Here’s the recipe that I took and how I tweaked it a bit:

All-Natural Thousand Island Dressing

– 1/2 c. mayonnaise (there are name brands now that give you all-natural — I prefer the taste, but you can also try Vegenaise or whatever you’re into)
– 2 Tbs. ketchup (I use organic)
– 1 Tbs. white vinegar (or extra juice from the relish)
– 2 tsp. turbinado sugar or agave nectar (or white sugar, if you’re into that…not judging ;-D)
– 2 -4 tsp. sweet pickle relish, to taste (I’m such a pickle fiend that I’m considering growing cukes just for this purpose next year — but, for now, I bought organic)
– 1 tsp. finely minced onion (whatever you want — I’ve used red onion every time, but the original recipe called for white)
– 1/8 tsp. salt (eyeball it)
– dash black pepper

Stir it all together and store it. It’s better the longer it sits.

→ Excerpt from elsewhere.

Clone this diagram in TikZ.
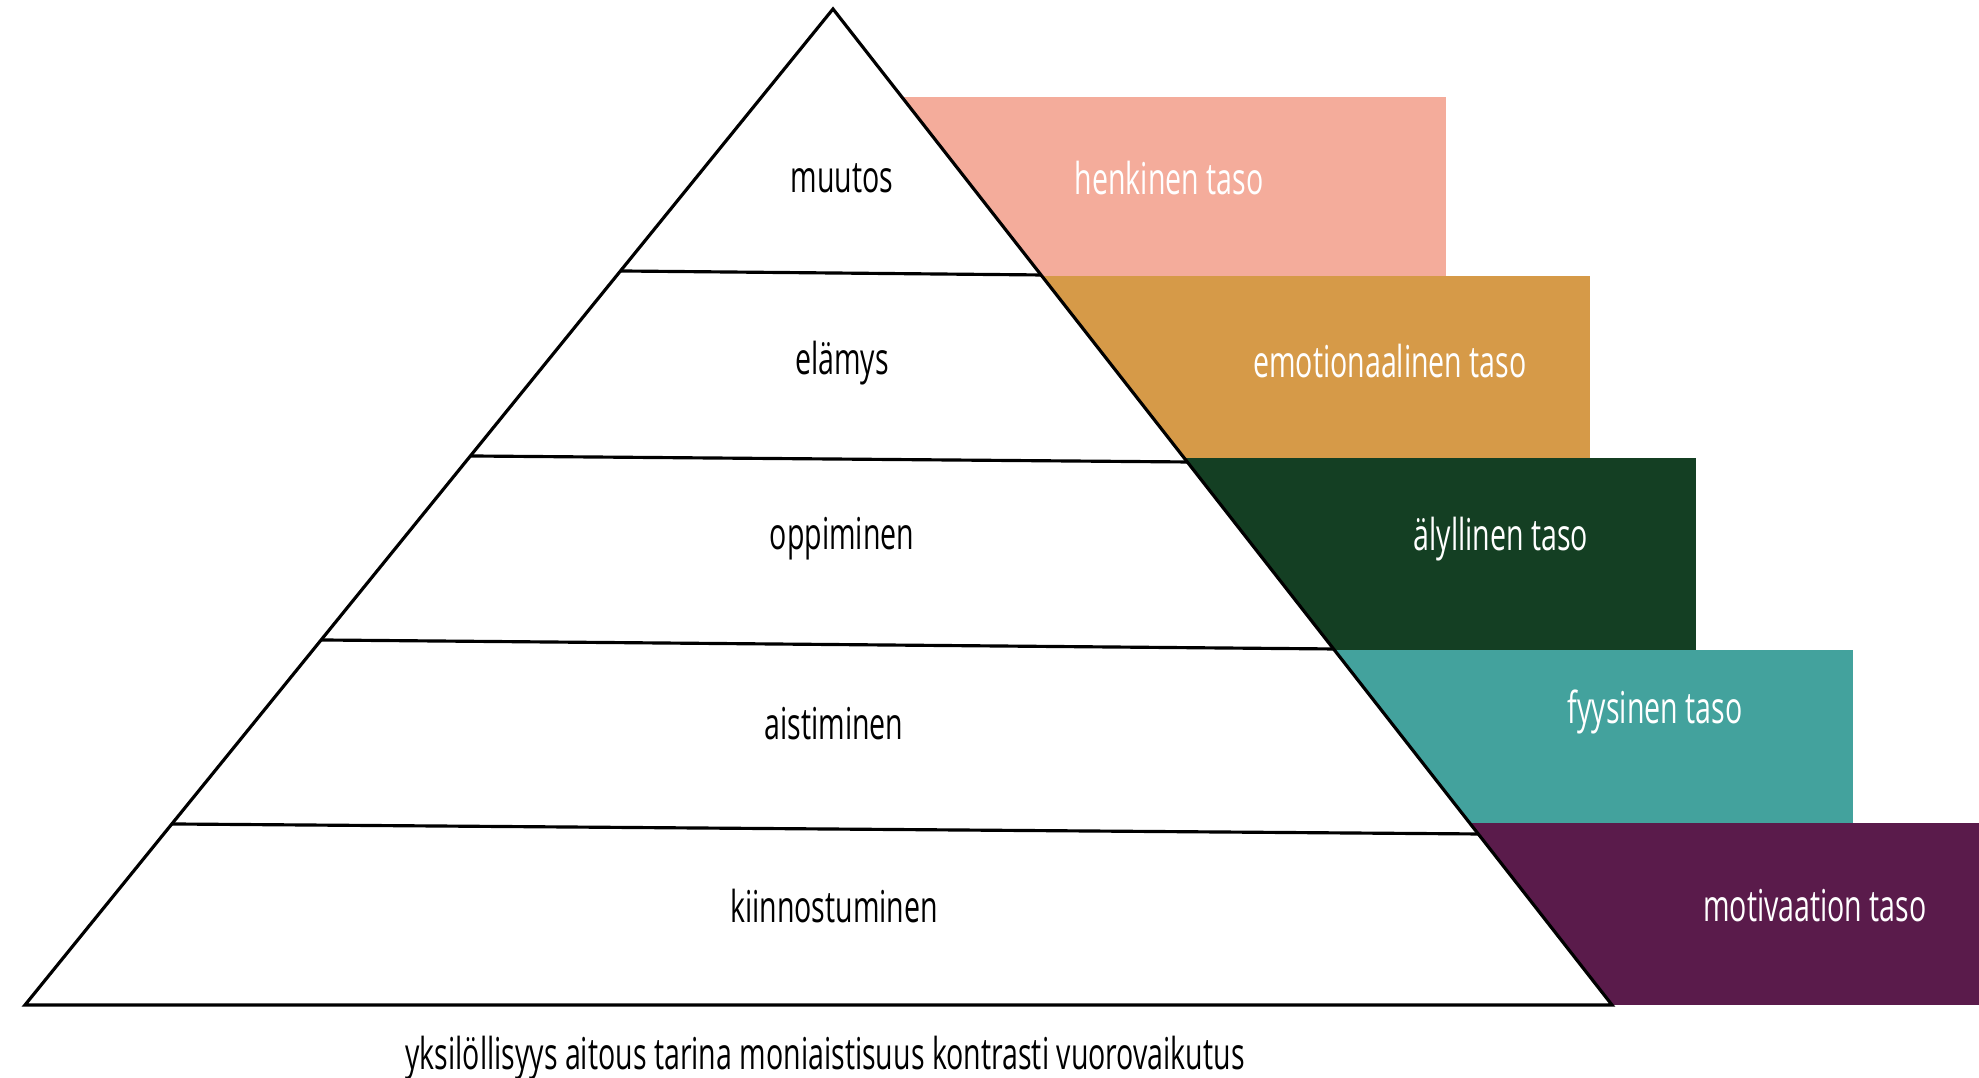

I know that there are a lot of people (such as my dear, sweet, better half) who despise the thought of this dressing, which is fine. But, I think I’ve always liked its subtle sweetness since childhood.

There are still others of you who are asking “Crap! How unhealthy is THAT?!” But, y’know what? I feel that we’re a part of the whole foods movement, so this is my gateway drug into the world of more natural living. There are a lot of pre-packaged or over-processed foods that we’re cutting off of our “we eat that” list. So, if I want more wholesome eating and living, I’d rather know how the food I’m eating was prepared and that I used the best ingredients I could to make it.

Maybe someday we’ll be eating 100% naturally (we’re getting there, but not to THAT extreme yet), with nothing but raw milk and local fruits and veggies in our systems, but for the time being, I think we’re doing just fine. 🙂 And I’ve got my dressing, so I’m happy.